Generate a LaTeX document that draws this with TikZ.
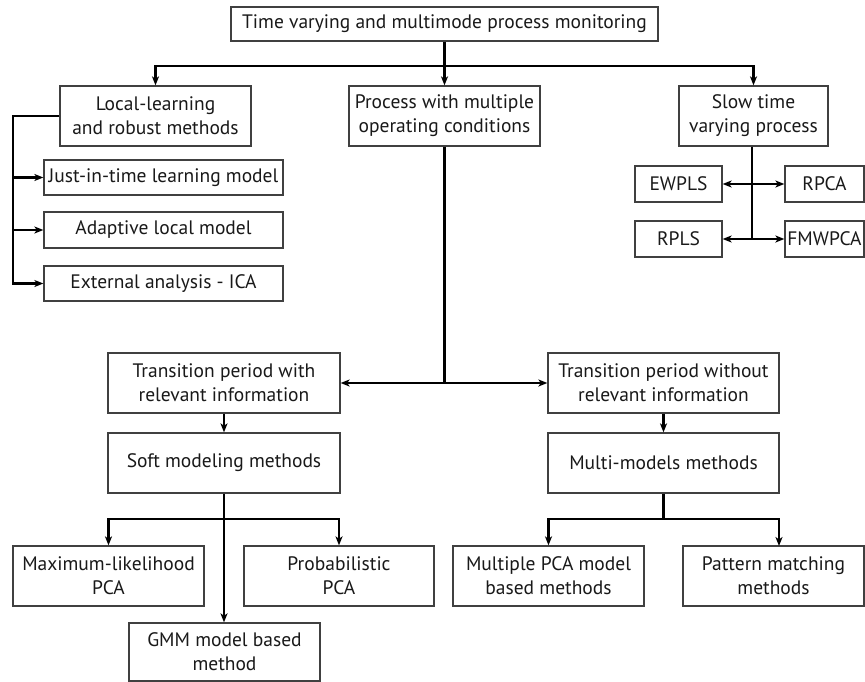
\documentclass[tikz,border=0pt]{standalone}
\usepackage{fontspec}
\setmainfont{PT Sans}
\usetikzlibrary{arrows.meta,calc}
\tikzset{
  box/.style={draw=black!75, line width=1.3pt, fill=white, align=center, inner sep=0pt,
    font=\fontsize{19.5}{24}\selectfont, text=black!90},
  conn/.style={line width=2.1pt, black},
  arr/.style={conn, -{Stealth[length=9pt,width=7pt,inset=2.5pt]}},
}
\newcommand{\bx}[6]{\node[box, minimum width=#3pt, minimum height=#4pt] (#1) at (#2) {#6};}
\begin{document}
\begin{tikzpicture}[x=1pt,y=-1pt]
\useasboundingbox (0,0) rectangle (865,682);
\begin{scope}
\clip (0,0) rectangle (865,682);
\bx{top}{444.5,24}{427}{34}{}{Time varying and multimode process monitoring}
\bx{loc}{155.5,116}{191}{60}{}{Local-learning\\and robust methods}
\bx{proc}{444.5,116}{191}{60}{}{Process with multiple\\operating conditions}
\bx{slow}{753.5,116}{149}{60}{}{Slow time\\varying process}
\bx{jit}{163.5,177.5}{239}{35}{}{Just-in-time learning model}
\bx{ada}{163.5,230}{239}{36}{}{Adaptive local model}
\bx{ext}{163.5,283.5}{239}{35}{}{External analysis - ICA}
\bx{ewpls}{678.5,184}{87}{36}{}{EWPLS}
\bx{rpca}{824.5,184}{79}{36}{}{RPCA}
\bx{rpls}{678.5,239}{87}{36}{}{RPLS}
\bx{fmw}{824.5,239}{79}{36}{}{FMWPCA}
\bx{tw}{224,383}{232}{60}{}{Transition period with\\relevant information}
\bx{two}{663.5,383}{231}{60}{}{Transition period without\\relevant information}
\bx{soft}{224,463}{232}{60}{}{Soft modeling methods}
\bx{multi}{663.5,463}{231}{60}{}{Multi-models methods}
\bx{ml}{108.5,576}{191}{60}{}{Maximum-likelihood\\PCA}
\bx{prob}{339,576}{190}{60}{}{Probabilistic\\PCA}
\bx{gmm}{224.5,652}{191}{58}{}{GMM model based\\method}
\bx{mpca}{548.5,576}{191}{60}{}{Multiple PCA model\\based methods}
\bx{pat}{773.5,576}{181}{60}{}{Pattern matching\\methods}
\end{scope}
% top level
\coordinate (busT) at (444.5,66);
\draw[arr] (top.south) -- (proc.north);
\draw[arr] (busT) -| (loc.north);
\draw[arr] (busT) -| (slow.north);
% local learning
\coordinate (lx) at (13,116);
\draw[arr] (loc.west) -- (lx) |- (ext.west);
\draw[arr] (lx |- jit.west) -- (jit.west);
\draw[arr] (lx |- ada.west) -- (ada.west);
% slow time varying
\coordinate (sx1) at (752,184);
\coordinate (sx2) at (752,239);
\draw[conn] (slow.south -| sx1) -- (sx2);
\draw[arr] (sx1) -- (ewpls.east);
\draw[arr] (sx1) -- (rpca.west);
\draw[arr] (sx2) -- (rpls.east);
\draw[arr] (sx2) -- (fmw.west);
% multiple operating conditions
\coordinate (px) at (444.5,383);
\draw[conn] (proc.south) -- (px);
\draw[arr] (px) -- (tw.east);
\draw[arr] (px) -- (two.west);
\draw[arr] (tw.south) -- (soft.north);
\draw[arr] (two.south) -- (multi.north);
% soft modeling
\coordinate (sb) at (224,519);
\draw[arr] (soft.south) -- (gmm.north -| soft.south);
\draw[arr] (sb) -| (ml.north);
\draw[arr] (sb) -| (prob.north);
% multi-models
\coordinate (mb) at (663.5,519);
\coordinate (pe) at (779,546);
\draw[conn] (multi.south) -- (mb);
\draw[arr] (mb) -| (mpca.north);
\draw[arr] (mb) -| (pe);
\end{tikzpicture}
\end{document}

● ● ● ● ● ● ●

- PROBLEM REQUIREMENTS: Print out the lines exactly, skipping any picture.

- TASK OUTPUT:
Generate a LaTeX document that draws this with TikZ.
\documentclass[tikz,border=0pt]{standalone}
\usepackage{fontspec}
\setmainfont{PT Sans}
\usetikzlibrary{arrows.meta,calc}
\tikzset{
  box/.style={draw=black!75, line width=1.3pt, fill=white, align=center, inner sep=0pt,
    font=\fontsize{19.5}{24}\selectfont, text=black!90},
  conn/.style={line width=2.1pt, black},
  arr/.style={conn, -{Stealth[length=9pt,width=7pt,inset=2.5pt]}},
}
\newcommand{\bx}[6]{\node[box, minimum width=#3pt, minimum height=#4pt] (#1) at (#2) {#6};}
\begin{document}
\begin{tikzpicture}[x=1pt,y=-1pt]
\useasboundingbox (0,0) rectangle (865,682);
\begin{scope}
\clip (0,0) rectangle (865,682);
\bx{top}{444.5,24}{427}{34}{}{Time varying and multimode process monitoring}
\bx{loc}{155.5,116}{191}{60}{}{Local-learning\\and robust methods}
\bx{proc}{444.5,116}{191}{60}{}{Process with multiple\\operating conditions}
\bx{slow}{753.5,116}{149}{60}{}{Slow time\\varying process}
\bx{jit}{163.5,177.5}{239}{35}{}{Just-in-time learning model}
\bx{ada}{163.5,230}{239}{36}{}{Adaptive local model}
\bx{ext}{163.5,283.5}{239}{35}{}{External analysis - ICA}
\bx{ewpls}{678.5,184}{87}{36}{}{EWPLS}
\bx{rpca}{824.5,184}{79}{36}{}{RPCA}
\bx{rpls}{678.5,239}{87}{36}{}{RPLS}
\bx{fmw}{824.5,239}{79}{36}{}{FMWPCA}
\bx{tw}{224,383}{232}{60}{}{Transition period with\\relevant information}
\bx{two}{663.5,383}{231}{60}{}{Transition period without\\relevant information}
\bx{soft}{224,463}{232}{60}{}{Soft modeling methods}
\bx{multi}{663.5,463}{231}{60}{}{Multi-models methods}
\bx{ml}{108.5,576}{191}{60}{}{Maximum-likelihood\\PCA}
\bx{prob}{339,576}{190}{60}{}{Probabilistic\\PCA}
\bx{gmm}{224.5,652}{191}{58}{}{GMM model based\\method}
\bx{mpca}{548.5,576}{191}{60}{}{Multiple PCA model\\based methods}
\bx{pat}{773.5,576}{181}{60}{}{Pattern matching\\methods}
\end{scope}
% top level
\coordinate (busT) at (444.5,66);
\draw[arr] (top.south) -- (proc.north);
\draw[arr] (busT) -| (loc.north);
\draw[arr] (busT) -| (slow.north);
% local learning
\coordinate (lx) at (13,116);
\draw[arr] (loc.west) -- (lx) |- (ext.west);
\draw[arr] (lx |- jit.west) -- (jit.west);
\draw[arr] (lx |- ada.west) -- (ada.west);
% slow time varying
\coordinate (sx1) at (752,184);
\coordinate (sx2) at (752,239);
\draw[conn] (slow.south -| sx1) -- (sx2);
\draw[arr] (sx1) -- (ewpls.east);
\draw[arr] (sx1) -- (rpca.west);
\draw[arr] (sx2) -- (rpls.east);
\draw[arr] (sx2) -- (fmw.west);
% multiple operating conditions
\coordinate (px) at (444.5,383);
\draw[conn] (proc.south) -- (px);
\draw[arr] (px) -- (tw.east);
\draw[arr] (px) -- (two.west);
\draw[arr] (tw.south) -- (soft.north);
\draw[arr] (two.south) -- (multi.north);
% soft modeling
\coordinate (sb) at (224,519);
\draw[arr] (soft.south) -- (gmm.north -| soft.south);
\draw[arr] (sb) -| (ml.north);
\draw[arr] (sb) -| (prob.north);
% multi-models
\coordinate (mb) at (663.5,519);
\coordinate (pe) at (779,546);
\draw[conn] (multi.south) -- (mb);
\draw[arr] (mb) -| (mpca.north);
\draw[arr] (mb) -| (pe);
\end{tikzpicture}
\end{document}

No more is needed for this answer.